→ **Given material**:

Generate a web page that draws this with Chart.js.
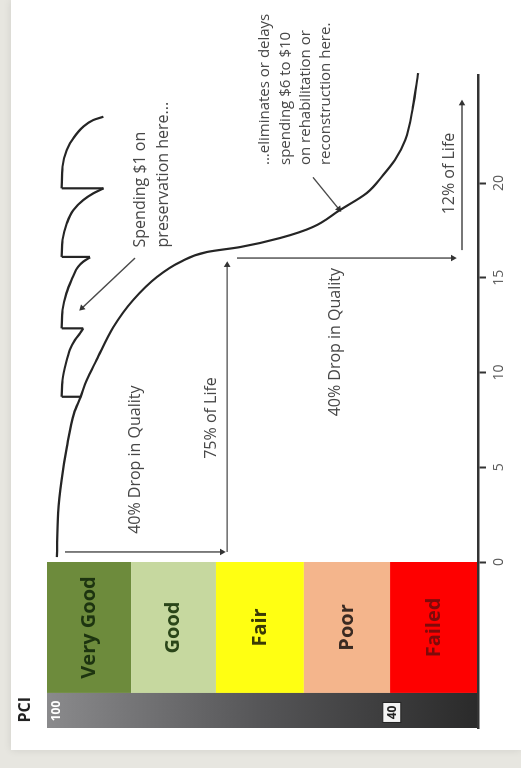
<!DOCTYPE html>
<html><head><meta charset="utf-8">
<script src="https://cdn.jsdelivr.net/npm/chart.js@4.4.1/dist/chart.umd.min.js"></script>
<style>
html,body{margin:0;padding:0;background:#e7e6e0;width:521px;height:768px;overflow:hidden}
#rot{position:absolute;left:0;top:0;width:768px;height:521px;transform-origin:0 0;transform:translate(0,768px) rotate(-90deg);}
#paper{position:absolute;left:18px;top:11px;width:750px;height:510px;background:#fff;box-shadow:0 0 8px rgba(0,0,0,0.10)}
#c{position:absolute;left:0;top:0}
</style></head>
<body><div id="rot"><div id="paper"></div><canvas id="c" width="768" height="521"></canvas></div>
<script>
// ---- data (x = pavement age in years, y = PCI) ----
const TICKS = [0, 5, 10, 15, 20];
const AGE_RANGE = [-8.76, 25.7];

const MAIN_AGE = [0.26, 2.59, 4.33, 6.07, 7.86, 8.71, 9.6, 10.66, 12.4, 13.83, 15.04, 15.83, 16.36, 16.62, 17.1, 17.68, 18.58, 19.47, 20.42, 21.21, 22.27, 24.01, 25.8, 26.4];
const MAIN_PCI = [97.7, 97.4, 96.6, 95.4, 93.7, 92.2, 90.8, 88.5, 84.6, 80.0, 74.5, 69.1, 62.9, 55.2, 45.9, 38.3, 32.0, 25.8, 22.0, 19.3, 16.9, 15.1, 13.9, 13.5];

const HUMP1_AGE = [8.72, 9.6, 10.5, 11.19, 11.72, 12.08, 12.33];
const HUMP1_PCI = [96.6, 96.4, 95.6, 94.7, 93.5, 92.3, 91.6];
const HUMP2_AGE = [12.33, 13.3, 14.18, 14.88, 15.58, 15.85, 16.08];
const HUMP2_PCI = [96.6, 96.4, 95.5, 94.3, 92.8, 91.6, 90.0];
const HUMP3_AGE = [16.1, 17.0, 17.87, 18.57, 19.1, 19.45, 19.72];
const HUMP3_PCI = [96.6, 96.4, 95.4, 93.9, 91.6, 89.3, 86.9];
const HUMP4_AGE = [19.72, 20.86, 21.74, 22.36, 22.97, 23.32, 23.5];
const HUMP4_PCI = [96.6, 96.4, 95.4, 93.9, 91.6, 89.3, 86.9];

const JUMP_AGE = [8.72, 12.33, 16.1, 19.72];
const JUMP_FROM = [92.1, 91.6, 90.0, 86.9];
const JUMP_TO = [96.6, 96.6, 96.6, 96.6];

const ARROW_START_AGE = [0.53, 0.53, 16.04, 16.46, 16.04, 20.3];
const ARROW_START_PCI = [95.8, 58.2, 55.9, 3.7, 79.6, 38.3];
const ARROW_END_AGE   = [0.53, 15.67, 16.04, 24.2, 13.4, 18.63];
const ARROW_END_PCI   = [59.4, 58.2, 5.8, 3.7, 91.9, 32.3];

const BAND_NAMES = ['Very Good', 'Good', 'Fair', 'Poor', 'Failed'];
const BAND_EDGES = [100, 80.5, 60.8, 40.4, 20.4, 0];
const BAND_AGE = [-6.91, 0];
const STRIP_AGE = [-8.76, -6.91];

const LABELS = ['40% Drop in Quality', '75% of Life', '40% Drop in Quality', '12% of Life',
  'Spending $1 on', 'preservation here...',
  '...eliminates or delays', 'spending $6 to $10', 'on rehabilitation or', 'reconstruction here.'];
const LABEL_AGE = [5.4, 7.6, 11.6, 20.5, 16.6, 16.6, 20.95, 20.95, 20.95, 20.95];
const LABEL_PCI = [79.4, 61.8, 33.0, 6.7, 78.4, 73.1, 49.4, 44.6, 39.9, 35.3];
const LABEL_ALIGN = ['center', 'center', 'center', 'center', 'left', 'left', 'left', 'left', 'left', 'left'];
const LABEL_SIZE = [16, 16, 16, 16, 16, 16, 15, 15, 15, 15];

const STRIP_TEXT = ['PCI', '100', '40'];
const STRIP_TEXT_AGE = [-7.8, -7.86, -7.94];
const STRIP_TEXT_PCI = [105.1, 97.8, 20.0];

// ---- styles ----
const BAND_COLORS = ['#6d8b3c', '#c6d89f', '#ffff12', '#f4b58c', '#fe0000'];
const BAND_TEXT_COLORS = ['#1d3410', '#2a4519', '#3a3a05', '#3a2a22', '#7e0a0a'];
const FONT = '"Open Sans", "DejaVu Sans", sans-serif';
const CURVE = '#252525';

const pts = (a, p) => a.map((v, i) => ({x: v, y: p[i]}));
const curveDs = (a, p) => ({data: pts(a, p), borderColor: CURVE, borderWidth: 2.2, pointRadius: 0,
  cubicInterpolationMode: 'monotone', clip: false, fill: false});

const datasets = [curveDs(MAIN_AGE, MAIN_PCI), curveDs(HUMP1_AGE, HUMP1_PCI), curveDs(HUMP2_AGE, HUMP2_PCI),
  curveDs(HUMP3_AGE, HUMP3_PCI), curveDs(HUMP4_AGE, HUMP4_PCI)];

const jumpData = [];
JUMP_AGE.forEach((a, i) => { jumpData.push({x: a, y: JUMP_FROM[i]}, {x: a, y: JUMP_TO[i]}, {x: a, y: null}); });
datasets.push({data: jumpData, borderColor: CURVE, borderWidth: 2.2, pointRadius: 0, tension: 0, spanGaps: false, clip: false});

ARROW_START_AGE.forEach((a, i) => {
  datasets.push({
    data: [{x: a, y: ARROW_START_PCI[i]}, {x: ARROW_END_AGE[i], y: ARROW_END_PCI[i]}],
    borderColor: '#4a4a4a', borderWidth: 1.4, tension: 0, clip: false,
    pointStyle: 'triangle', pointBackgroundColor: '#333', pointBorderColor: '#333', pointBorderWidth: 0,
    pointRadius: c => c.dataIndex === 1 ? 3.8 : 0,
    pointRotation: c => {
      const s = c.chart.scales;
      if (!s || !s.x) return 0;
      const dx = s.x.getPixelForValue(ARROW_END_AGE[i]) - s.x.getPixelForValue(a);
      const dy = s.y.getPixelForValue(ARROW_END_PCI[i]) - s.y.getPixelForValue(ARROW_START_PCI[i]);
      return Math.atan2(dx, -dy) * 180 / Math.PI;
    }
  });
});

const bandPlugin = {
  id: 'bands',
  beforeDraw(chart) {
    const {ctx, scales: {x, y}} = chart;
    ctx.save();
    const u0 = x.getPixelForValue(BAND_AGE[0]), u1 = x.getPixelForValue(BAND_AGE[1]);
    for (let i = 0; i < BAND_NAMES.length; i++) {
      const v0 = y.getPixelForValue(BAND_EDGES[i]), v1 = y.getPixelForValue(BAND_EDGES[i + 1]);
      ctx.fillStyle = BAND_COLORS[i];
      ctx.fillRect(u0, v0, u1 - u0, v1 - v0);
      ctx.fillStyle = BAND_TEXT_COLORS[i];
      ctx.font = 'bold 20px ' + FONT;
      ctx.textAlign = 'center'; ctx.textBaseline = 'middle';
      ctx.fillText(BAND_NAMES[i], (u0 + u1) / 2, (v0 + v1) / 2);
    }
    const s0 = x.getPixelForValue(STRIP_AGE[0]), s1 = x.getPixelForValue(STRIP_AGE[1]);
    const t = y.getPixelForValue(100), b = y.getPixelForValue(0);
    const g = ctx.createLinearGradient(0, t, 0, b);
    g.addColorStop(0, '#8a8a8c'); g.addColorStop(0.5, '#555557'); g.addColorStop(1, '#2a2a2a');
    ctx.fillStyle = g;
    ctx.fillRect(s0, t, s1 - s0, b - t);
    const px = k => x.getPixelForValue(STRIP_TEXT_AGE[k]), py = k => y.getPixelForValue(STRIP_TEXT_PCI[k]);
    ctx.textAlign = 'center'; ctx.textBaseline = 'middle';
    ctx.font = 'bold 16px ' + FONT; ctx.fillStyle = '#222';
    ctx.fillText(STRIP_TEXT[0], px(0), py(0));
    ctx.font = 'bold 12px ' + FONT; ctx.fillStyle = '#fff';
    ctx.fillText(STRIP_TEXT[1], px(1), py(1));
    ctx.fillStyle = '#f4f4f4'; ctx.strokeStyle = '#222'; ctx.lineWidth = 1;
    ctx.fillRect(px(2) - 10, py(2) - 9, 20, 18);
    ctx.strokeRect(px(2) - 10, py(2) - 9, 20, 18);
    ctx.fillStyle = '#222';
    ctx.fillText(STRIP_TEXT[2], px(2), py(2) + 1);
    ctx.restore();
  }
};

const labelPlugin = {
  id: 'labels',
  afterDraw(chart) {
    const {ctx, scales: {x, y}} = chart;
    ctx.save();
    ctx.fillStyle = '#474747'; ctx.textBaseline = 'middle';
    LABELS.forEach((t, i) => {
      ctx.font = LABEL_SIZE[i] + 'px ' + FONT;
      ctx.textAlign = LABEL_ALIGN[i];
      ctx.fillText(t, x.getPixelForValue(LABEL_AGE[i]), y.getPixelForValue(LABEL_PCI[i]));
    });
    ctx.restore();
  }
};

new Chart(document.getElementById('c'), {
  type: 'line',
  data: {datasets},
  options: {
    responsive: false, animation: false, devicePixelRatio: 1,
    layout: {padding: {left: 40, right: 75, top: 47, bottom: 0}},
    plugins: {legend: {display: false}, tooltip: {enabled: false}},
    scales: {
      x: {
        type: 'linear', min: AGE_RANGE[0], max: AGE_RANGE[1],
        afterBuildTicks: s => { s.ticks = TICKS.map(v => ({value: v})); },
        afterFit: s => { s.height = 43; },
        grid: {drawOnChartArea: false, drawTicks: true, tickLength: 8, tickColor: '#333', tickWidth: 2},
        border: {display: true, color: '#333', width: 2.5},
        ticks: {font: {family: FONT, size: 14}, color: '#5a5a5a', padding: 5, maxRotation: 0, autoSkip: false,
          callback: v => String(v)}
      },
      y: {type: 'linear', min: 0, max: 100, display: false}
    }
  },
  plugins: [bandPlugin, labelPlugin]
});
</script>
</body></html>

→ **Instruction**: Without the pictures, please reproduce each line of the listing above exactly, from the first one through the line bearing "3.7, 91.9, 32.3];".

→ **Output below**:
Generate a web page that draws this with Chart.js.
<!DOCTYPE html>
<html><head><meta charset="utf-8">
<script src="https://cdn.jsdelivr.net/npm/chart.js@4.4.1/dist/chart.umd.min.js"></script>
<style>
html,body{margin:0;padding:0;background:#e7e6e0;width:521px;height:768px;overflow:hidden}
#rot{position:absolute;left:0;top:0;width:768px;height:521px;transform-origin:0 0;transform:translate(0,768px) rotate(-90deg);}
#paper{position:absolute;left:18px;top:11px;width:750px;height:510px;background:#fff;box-shadow:0 0 8px rgba(0,0,0,0.10)}
#c{position:absolute;left:0;top:0}
</style></head>
<body><div id="rot"><div id="paper"></div><canvas id="c" width="768" height="521"></canvas></div>
<script>
// ---- data (x = pavement age in years, y = PCI) ----
const TICKS = [0, 5, 10, 15, 20];
const AGE_RANGE = [-8.76, 25.7];

const MAIN_AGE = [0.26, 2.59, 4.33, 6.07, 7.86, 8.71, 9.6, 10.66, 12.4, 13.83, 15.04, 15.83, 16.36, 16.62, 17.1, 17.68, 18.58, 19.47, 20.42, 21.21, 22.27, 24.01, 25.8, 26.4];
const MAIN_PCI = [97.7, 97.4, 96.6, 95.4, 93.7, 92.2, 90.8, 88.5, 84.6, 80.0, 74.5, 69.1, 62.9, 55.2, 45.9, 38.3, 32.0, 25.8, 22.0, 19.3, 16.9, 15.1, 13.9, 13.5];

const HUMP1_AGE = [8.72, 9.6, 10.5, 11.19, 11.72, 12.08, 12.33];
const HUMP1_PCI = [96.6, 96.4, 95.6, 94.7, 93.5, 92.3, 91.6];
const HUMP2_AGE = [12.33, 13.3, 14.18, 14.88, 15.58, 15.85, 16.08];
const HUMP2_PCI = [96.6, 96.4, 95.5, 94.3, 92.8, 91.6, 90.0];
const HUMP3_AGE = [16.1, 17.0, 17.87, 18.57, 19.1, 19.45, 19.72];
const HUMP3_PCI = [96.6, 96.4, 95.4, 93.9, 91.6, 89.3, 86.9];
const HUMP4_AGE = [19.72, 20.86, 21.74, 22.36, 22.97, 23.32, 23.5];
const HUMP4_PCI = [96.6, 96.4, 95.4, 93.9, 91.6, 89.3, 86.9];

const JUMP_AGE = [8.72, 12.33, 16.1, 19.72];
const JUMP_FROM = [92.1, 91.6, 90.0, 86.9];
const JUMP_TO = [96.6, 96.6, 96.6, 96.6];

const ARROW_START_AGE = [0.53, 0.53, 16.04, 16.46, 16.04, 20.3];
const ARROW_START_PCI = [95.8, 58.2, 55.9, 3.7, 79.6, 38.3];
const ARROW_END_AGE   = [0.53, 15.67, 16.04, 24.2, 13.4, 18.63];
const ARROW_END_PCI   = [59.4, 58.2, 5.8, 3.7, 91.9, 32.3];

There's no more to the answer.